* **Information shown**
=-=-=
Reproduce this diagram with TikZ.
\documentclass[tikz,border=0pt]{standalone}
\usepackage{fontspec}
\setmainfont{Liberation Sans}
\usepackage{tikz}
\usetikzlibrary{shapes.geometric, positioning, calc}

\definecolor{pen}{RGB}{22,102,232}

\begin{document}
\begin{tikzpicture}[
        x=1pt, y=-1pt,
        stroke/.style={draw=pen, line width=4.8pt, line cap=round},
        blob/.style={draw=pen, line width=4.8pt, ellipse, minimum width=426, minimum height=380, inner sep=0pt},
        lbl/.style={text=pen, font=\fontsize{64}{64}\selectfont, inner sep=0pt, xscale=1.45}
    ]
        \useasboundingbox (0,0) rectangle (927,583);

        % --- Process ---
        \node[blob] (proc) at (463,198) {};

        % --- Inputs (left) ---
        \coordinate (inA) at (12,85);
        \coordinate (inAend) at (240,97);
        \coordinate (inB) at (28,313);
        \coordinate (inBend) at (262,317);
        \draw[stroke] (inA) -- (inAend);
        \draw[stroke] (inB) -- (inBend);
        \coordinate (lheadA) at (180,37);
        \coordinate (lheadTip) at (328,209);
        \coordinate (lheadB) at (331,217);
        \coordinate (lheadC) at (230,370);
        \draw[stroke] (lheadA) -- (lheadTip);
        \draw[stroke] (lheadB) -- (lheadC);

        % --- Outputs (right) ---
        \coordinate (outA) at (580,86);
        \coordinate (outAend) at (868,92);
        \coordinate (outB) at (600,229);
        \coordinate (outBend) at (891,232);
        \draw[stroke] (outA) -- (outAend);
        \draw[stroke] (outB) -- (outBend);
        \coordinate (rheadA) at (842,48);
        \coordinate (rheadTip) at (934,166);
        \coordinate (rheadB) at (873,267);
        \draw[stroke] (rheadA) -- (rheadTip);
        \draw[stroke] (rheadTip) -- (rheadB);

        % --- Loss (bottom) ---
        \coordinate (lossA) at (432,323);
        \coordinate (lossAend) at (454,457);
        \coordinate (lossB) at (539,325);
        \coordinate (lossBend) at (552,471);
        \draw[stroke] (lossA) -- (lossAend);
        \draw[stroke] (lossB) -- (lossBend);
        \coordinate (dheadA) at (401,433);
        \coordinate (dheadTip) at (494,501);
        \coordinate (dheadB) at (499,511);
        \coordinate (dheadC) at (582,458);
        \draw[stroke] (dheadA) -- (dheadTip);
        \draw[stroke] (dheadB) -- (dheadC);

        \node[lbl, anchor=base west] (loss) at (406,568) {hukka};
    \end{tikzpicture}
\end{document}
=-=-=
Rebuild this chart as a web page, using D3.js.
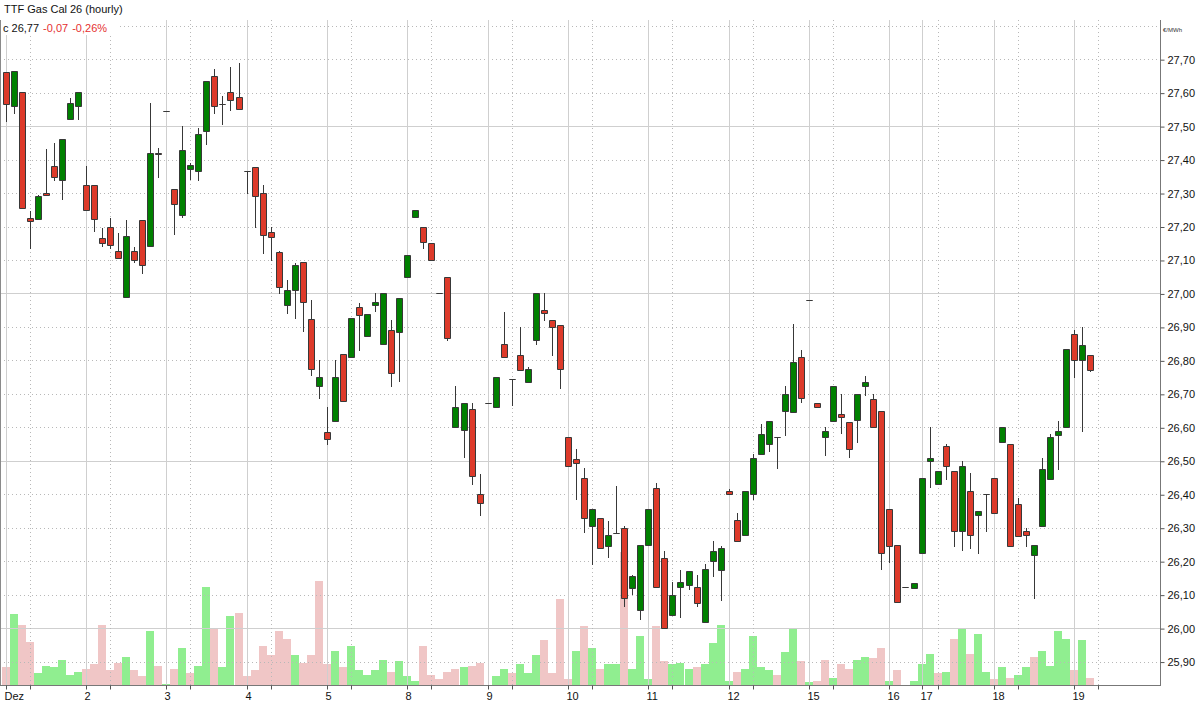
=-=-=
* **Exercise brief**
Exactly as written, quote the lines from the one that has "Reproduce this diagram with TikZ." down to the one that has "(lheadB) -- (lheadC);", and include both.

* **Solution for this task**
Reproduce this diagram with TikZ.
\documentclass[tikz,border=0pt]{standalone}
\usepackage{fontspec}
\setmainfont{Liberation Sans}
\usepackage{tikz}
\usetikzlibrary{shapes.geometric, positioning, calc}

\definecolor{pen}{RGB}{22,102,232}

\begin{document}
\begin{tikzpicture}[
        x=1pt, y=-1pt,
        stroke/.style={draw=pen, line width=4.8pt, line cap=round},
        blob/.style={draw=pen, line width=4.8pt, ellipse, minimum width=426, minimum height=380, inner sep=0pt},
        lbl/.style={text=pen, font=\fontsize{64}{64}\selectfont, inner sep=0pt, xscale=1.45}
    ]
        \useasboundingbox (0,0) rectangle (927,583);

        % --- Process ---
        \node[blob] (proc) at (463,198) {};

        % --- Inputs (left) ---
        \coordinate (inA) at (12,85);
        \coordinate (inAend) at (240,97);
        \coordinate (inB) at (28,313);
        \coordinate (inBend) at (262,317);
        \draw[stroke] (inA) -- (inAend);
        \draw[stroke] (inB) -- (inBend);
        \coordinate (lheadA) at (180,37);
        \coordinate (lheadTip) at (328,209);
        \coordinate (lheadB) at (331,217);
        \coordinate (lheadC) at (230,370);
        \draw[stroke] (lheadA) -- (lheadTip);
        \draw[stroke] (lheadB) -- (lheadC);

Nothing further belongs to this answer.